What the task requires –
Select all lines with the string "this" in them, and copy those lines.
--- BEGIN Listed entries ---
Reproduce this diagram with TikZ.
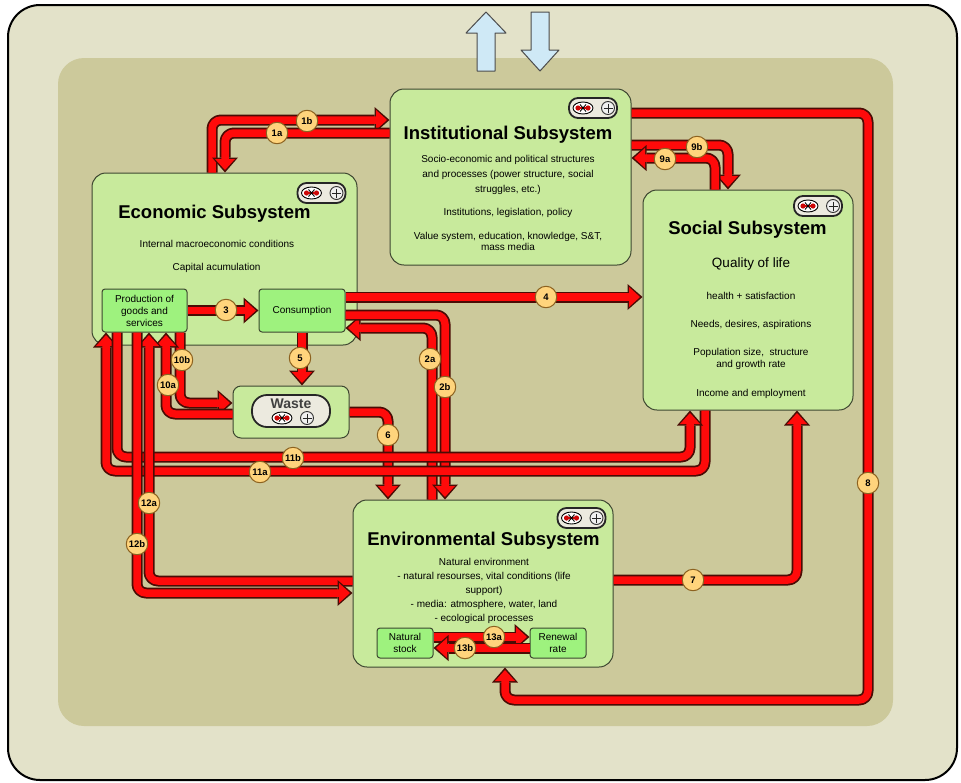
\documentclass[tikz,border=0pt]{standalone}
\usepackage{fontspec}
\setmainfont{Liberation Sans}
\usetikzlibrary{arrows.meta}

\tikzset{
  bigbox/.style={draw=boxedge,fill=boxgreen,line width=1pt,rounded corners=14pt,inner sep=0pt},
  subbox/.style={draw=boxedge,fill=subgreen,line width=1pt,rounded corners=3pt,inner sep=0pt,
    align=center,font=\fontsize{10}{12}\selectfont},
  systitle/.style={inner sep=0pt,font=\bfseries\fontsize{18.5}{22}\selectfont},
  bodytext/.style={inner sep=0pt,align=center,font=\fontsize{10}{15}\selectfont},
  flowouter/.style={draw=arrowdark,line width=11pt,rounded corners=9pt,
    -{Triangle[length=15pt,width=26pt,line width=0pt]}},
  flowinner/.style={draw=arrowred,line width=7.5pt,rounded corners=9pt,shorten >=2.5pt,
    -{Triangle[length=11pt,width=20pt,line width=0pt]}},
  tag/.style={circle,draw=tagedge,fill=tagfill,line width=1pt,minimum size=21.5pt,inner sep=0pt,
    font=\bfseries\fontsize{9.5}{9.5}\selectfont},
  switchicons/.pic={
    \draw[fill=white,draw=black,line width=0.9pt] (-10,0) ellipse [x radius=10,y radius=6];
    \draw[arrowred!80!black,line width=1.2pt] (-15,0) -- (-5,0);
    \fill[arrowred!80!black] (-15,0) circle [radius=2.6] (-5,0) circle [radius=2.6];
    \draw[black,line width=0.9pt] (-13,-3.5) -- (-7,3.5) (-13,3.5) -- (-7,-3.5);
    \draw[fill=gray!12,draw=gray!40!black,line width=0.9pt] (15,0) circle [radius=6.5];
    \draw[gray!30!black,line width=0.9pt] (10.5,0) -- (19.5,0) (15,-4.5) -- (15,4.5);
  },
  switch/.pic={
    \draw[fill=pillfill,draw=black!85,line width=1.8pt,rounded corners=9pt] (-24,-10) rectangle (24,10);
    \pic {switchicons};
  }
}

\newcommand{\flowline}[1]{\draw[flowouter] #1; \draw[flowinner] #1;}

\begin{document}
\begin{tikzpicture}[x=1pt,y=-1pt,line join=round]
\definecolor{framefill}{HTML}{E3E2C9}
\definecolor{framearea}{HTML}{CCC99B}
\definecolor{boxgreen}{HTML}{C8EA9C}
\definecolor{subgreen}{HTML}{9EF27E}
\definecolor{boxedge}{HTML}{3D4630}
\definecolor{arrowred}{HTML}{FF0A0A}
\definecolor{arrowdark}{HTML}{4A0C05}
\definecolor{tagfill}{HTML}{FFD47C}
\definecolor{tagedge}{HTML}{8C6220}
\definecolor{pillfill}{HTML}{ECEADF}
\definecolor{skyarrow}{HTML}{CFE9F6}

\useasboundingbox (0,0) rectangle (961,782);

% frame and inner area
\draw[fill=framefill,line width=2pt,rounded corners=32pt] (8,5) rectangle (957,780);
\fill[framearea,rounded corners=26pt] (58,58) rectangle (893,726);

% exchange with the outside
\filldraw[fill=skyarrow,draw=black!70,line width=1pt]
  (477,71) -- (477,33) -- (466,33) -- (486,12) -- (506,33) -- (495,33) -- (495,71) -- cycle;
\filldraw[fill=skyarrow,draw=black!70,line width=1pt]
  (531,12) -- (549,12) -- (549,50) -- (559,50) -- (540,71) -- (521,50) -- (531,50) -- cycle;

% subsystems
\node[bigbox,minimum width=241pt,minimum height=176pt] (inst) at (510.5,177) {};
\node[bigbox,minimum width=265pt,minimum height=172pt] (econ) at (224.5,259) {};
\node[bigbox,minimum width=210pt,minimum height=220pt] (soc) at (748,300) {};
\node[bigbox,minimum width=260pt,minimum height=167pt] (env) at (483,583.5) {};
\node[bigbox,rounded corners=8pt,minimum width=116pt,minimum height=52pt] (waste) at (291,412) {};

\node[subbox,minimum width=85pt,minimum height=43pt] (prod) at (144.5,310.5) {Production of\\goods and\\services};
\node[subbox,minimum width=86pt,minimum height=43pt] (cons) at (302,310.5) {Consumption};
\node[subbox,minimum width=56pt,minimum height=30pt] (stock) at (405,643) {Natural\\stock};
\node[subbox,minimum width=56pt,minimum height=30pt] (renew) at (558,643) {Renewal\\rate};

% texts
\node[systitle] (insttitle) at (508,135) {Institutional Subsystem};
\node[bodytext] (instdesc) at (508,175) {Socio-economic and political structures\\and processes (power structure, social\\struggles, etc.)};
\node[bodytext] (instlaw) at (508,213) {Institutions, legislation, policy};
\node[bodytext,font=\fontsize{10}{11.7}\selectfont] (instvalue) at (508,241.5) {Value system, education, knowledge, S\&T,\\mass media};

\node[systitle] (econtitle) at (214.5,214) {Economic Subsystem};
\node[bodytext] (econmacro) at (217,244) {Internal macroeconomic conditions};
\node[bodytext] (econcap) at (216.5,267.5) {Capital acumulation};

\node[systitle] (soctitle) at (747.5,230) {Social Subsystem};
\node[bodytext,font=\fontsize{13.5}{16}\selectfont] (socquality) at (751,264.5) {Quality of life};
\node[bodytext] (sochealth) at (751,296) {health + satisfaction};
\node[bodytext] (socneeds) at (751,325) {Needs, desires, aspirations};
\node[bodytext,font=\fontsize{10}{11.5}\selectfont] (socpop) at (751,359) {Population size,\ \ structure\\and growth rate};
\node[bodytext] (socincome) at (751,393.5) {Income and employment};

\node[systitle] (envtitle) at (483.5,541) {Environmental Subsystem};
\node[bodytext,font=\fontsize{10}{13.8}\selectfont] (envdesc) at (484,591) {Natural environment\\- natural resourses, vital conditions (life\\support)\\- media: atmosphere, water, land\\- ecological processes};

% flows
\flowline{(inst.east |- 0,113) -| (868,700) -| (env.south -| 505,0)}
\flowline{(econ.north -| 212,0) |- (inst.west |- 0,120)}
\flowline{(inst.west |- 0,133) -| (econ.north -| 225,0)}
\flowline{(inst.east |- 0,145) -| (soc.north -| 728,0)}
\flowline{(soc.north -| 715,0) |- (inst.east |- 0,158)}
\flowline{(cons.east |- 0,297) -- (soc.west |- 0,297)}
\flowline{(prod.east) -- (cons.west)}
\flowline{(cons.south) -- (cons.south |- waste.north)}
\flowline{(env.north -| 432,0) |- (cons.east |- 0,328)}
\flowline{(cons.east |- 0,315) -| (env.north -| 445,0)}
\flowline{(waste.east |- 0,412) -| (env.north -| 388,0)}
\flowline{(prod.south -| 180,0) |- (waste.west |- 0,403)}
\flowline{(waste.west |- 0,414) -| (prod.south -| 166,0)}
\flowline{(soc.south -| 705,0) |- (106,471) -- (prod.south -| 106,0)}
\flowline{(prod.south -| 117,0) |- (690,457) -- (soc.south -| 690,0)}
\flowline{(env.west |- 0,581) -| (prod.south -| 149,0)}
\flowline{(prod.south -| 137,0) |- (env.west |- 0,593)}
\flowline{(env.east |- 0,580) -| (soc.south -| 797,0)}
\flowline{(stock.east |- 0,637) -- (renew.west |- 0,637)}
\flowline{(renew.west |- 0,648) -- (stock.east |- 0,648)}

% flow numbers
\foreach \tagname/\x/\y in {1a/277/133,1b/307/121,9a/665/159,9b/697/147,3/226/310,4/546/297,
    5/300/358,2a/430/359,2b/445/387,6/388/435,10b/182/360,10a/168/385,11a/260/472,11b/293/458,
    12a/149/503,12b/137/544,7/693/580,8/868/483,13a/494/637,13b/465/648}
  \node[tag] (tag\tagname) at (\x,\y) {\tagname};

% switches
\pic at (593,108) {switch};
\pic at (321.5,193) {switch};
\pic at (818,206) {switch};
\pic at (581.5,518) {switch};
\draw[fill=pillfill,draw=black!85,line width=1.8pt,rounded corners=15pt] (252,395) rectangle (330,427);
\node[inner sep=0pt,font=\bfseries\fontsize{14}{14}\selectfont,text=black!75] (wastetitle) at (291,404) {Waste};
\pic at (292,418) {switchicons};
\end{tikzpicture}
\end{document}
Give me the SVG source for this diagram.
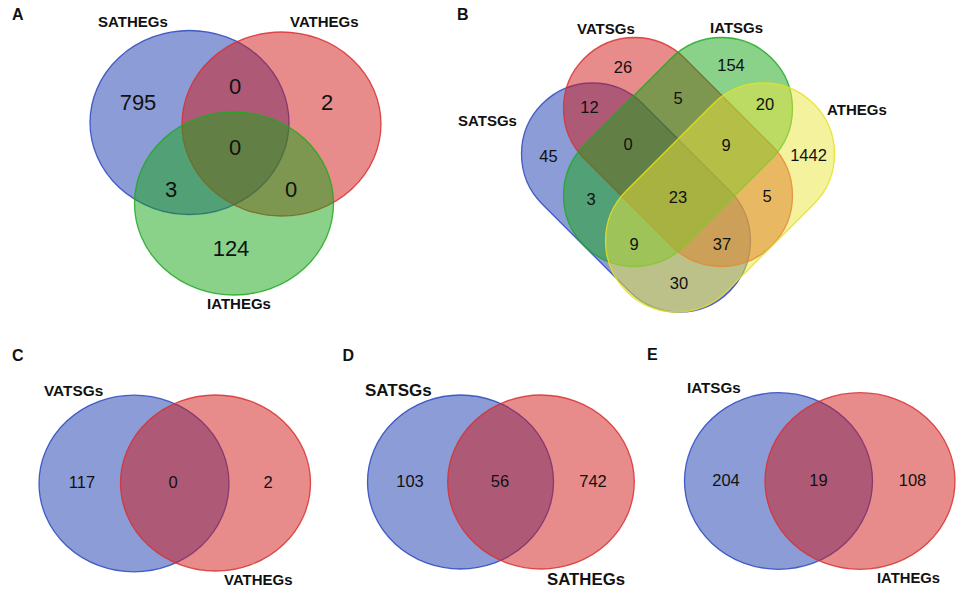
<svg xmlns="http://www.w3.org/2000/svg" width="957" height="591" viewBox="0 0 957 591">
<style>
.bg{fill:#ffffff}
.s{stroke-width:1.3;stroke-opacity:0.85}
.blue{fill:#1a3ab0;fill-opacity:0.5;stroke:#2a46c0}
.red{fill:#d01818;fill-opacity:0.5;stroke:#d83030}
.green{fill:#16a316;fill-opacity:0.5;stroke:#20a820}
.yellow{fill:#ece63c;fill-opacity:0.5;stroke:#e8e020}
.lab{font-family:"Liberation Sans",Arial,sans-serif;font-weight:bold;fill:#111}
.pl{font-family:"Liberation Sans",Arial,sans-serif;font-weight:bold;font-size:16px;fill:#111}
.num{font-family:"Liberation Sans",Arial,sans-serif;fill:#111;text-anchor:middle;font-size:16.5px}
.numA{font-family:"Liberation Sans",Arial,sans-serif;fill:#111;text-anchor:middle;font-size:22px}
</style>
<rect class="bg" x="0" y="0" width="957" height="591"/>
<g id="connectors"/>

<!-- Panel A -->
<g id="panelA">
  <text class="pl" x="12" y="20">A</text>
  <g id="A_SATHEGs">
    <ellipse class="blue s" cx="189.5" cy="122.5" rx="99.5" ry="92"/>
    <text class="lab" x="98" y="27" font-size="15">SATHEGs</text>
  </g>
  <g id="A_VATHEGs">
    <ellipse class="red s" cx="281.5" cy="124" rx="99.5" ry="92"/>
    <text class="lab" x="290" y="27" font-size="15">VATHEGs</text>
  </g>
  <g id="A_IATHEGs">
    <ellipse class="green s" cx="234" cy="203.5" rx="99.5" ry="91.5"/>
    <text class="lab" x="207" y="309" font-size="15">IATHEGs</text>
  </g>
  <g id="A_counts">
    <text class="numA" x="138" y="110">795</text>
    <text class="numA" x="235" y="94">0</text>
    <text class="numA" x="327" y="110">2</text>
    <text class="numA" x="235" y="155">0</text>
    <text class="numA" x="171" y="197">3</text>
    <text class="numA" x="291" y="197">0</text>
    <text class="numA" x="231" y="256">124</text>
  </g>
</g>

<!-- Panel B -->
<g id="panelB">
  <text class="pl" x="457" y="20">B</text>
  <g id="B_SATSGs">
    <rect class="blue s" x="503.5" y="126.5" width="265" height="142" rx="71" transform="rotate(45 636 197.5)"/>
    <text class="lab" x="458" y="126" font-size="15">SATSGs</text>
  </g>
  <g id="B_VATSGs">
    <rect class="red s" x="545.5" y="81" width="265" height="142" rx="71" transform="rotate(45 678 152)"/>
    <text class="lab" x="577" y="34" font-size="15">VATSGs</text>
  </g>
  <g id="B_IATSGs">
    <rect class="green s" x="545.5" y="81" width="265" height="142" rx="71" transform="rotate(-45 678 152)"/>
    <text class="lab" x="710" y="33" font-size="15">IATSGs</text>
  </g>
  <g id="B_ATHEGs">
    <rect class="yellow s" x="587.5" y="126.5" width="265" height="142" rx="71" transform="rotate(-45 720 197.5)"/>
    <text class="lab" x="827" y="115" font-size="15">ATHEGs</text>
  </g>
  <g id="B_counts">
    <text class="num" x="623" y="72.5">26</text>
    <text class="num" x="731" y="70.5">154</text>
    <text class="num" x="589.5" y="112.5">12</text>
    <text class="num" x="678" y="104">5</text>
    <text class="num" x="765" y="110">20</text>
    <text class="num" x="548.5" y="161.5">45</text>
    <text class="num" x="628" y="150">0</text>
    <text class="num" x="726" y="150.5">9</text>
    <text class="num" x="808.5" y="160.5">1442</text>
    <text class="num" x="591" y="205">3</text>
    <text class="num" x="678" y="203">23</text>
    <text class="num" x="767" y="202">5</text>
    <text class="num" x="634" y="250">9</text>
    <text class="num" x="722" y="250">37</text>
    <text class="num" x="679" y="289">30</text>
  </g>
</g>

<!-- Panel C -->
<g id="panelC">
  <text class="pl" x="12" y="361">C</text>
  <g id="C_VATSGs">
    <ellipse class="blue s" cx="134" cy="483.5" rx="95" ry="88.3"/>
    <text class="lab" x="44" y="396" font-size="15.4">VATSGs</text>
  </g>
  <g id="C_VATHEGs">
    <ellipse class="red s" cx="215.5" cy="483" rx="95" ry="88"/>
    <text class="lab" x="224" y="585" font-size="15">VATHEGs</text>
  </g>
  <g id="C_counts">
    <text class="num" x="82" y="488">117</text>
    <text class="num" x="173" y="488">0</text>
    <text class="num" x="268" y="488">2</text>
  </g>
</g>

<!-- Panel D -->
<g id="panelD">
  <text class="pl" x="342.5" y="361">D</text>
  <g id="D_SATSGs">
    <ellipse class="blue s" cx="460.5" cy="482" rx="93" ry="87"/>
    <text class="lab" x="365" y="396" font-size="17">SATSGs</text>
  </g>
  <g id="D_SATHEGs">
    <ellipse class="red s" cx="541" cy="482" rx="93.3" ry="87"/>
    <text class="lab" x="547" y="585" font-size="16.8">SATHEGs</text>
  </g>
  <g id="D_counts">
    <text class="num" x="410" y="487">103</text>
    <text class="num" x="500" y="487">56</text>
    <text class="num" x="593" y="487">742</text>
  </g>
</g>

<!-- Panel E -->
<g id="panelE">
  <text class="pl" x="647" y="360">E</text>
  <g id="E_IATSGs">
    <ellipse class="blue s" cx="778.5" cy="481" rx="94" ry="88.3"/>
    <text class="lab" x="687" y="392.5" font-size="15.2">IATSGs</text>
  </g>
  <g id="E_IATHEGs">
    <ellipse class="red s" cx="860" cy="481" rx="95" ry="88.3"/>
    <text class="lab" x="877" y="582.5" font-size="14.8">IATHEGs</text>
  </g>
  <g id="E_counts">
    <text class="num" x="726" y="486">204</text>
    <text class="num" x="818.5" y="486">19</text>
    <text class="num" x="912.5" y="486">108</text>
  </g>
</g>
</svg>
--- END Listed entries ---
Complete answer –
Reproduce this diagram with TikZ.
Give me the SVG source for this diagram.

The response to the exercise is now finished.